Man and horse back in the limelight in twist to the Hansen tale
Breeder hoping exiled sire can earn repatriation from Korea
If new co-owner Bode Miller is creating extra interest in Fast And Accurate, nobody will be expecting Dr Kendall Hansen to retire into the shadows. Five years after enlivening the Kentucky Derby trail with his homebred namesake, Hansen is returning to Churchill Downs with the colt who carried his silks to win the Spiral Stakes - in the process becoming a third stakes winner from the only Kentucky crop of his eponymous champion, before his departure for South Korea.
"It's a dream come true," says the two-legged Hansen. "I thought Hansen would really need five or six stakes winners and a Graded stakes winner out of his first crop for Coolmore to consider bringing him back from Korea [Coolmore have the option of buying him back]. That was my goal, and now he has the Grade 3 winner.
"I tried to support him that first year. I sent him 40 mares and then I bought a couple of his progeny. So I have 15 for myself. Five haven't run yet, so we don't know about those, but there are also five standouts."
One of those is En Hanse, set to cut back to sprints after finishing behind Fast And Accurate in the Spiral Stakes. A crack at the Woody Stephens Stakes is in his breeder's mind for down the line. Another colt, yearling purchase Han Sense, is Grade 2-placed in Canada while Hansenation was recently stakes-placed in Ohio. Lady Hansen was also stakes-placed last year.
"His progeny are doing well," says Hansen. "The comments were that they were a nice group all the way through - his first two-year-olds were averaging over $100,000 last year before the OBS June Sale came around.
"Obviously it's an uphill battle but I tried to put him in the best position. Mike Maker told me last year that he thought Lady Hansen was the best two-year-old filly he had ever seen. She is about to return to training and we're excited about her."
In a further effort to support the stallion, Hansen gained a license last year to race in Korea. However, those plans have been put on hold.
"I think I was the second American owner to get a license," he says. "I had dinner with the Korean delegates at Keeneland and I thought then that I would breed to the horse there and perhaps buy some at the sales. But then I saw what he was breeding over there and it broke my heart."
Dr Hansen backed the stallion in the sales ring, as well, and has been rewarded as breeder and/or owner of seven stakes performers. Fast And Accurate himself, bred by John Penn, was purchased as a two-year-old in Florida for $85,000.
"His win in the Spiral was my second best day in racing after Hansen's Breeders' Cup Juvenile," he says. "I thought maybe he would have a 20 per cent chance of winning but Mike did tell me a week before that he thought he would run very well."

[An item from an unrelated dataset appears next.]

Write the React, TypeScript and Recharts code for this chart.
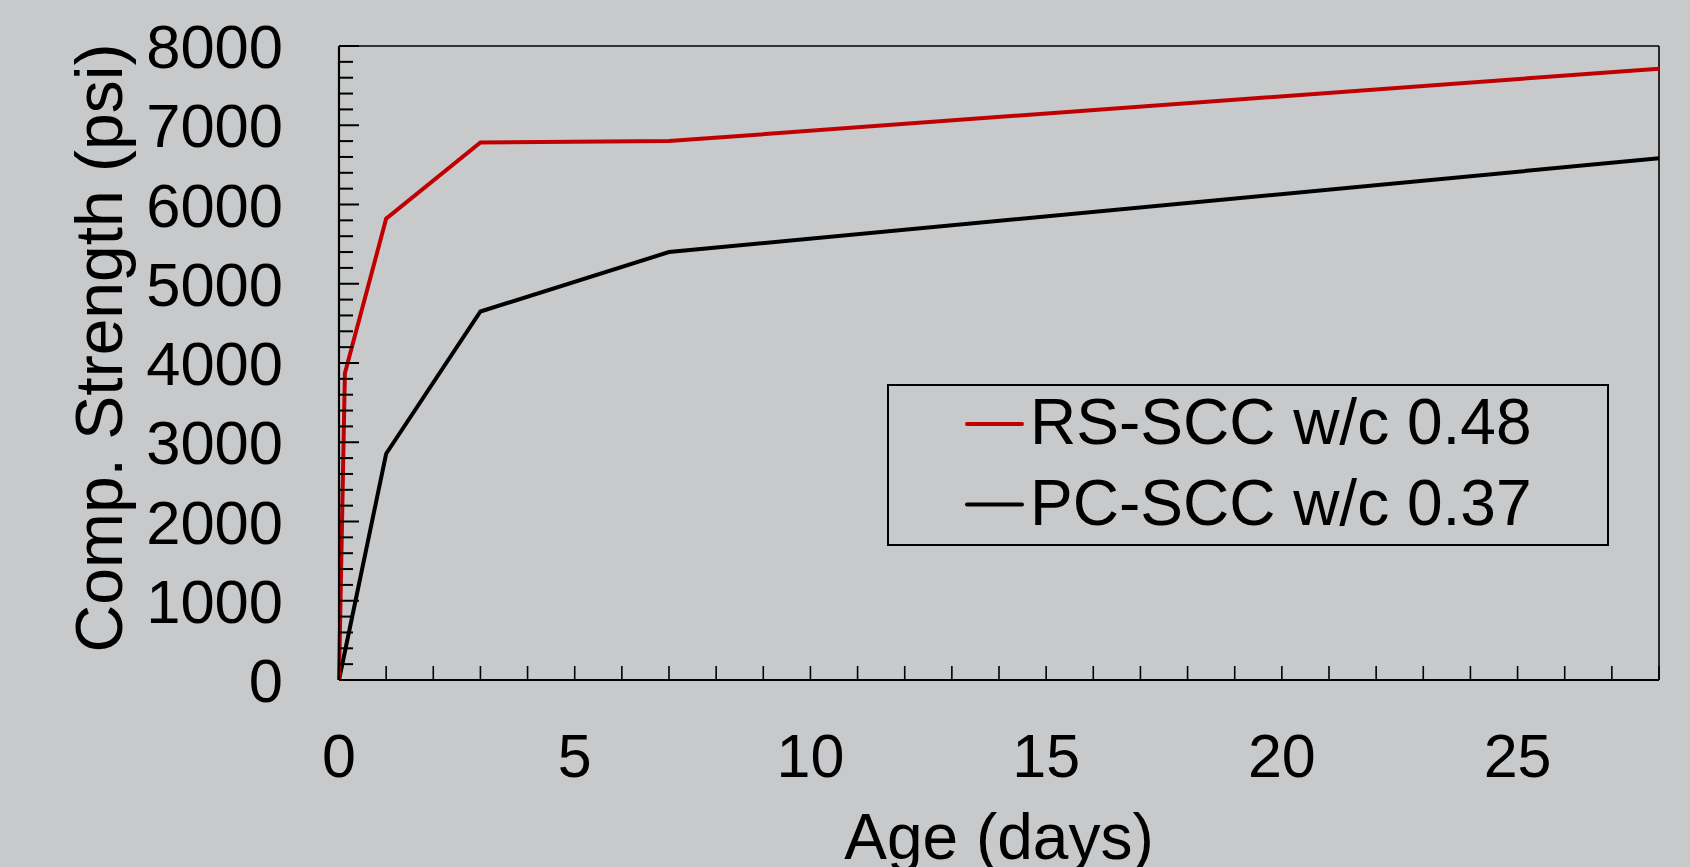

Though he will not be attempting to dye Fast And Accurate's tail at Churchill Downs - the stewards rendered a similar stunt a literal washout when his sire was going for the Blue Grass Stakes, in an episode that became known as "Tail-gate" - fans will still have the chance to take home a Hansen toy: a small horse with a blue mane and tail.
"We had these toys produced - small horses that you can squeeze, like stress toys," he says. "The fans really liked the ones of Hansen. So I've just had another 1,000 toys produced for Fast And Accurate.
"I never thought I would get the chance to enjoy the Kentucky Derby a second time. Mike [Maker] reckons he's a top six or seven horse. He's been working very well at Churchill too - he just had the bullet work there.
"I'm just really excited. And if he runs well, I sure look forward to sitting down with MV Magnier to discuss bringing Hansen back."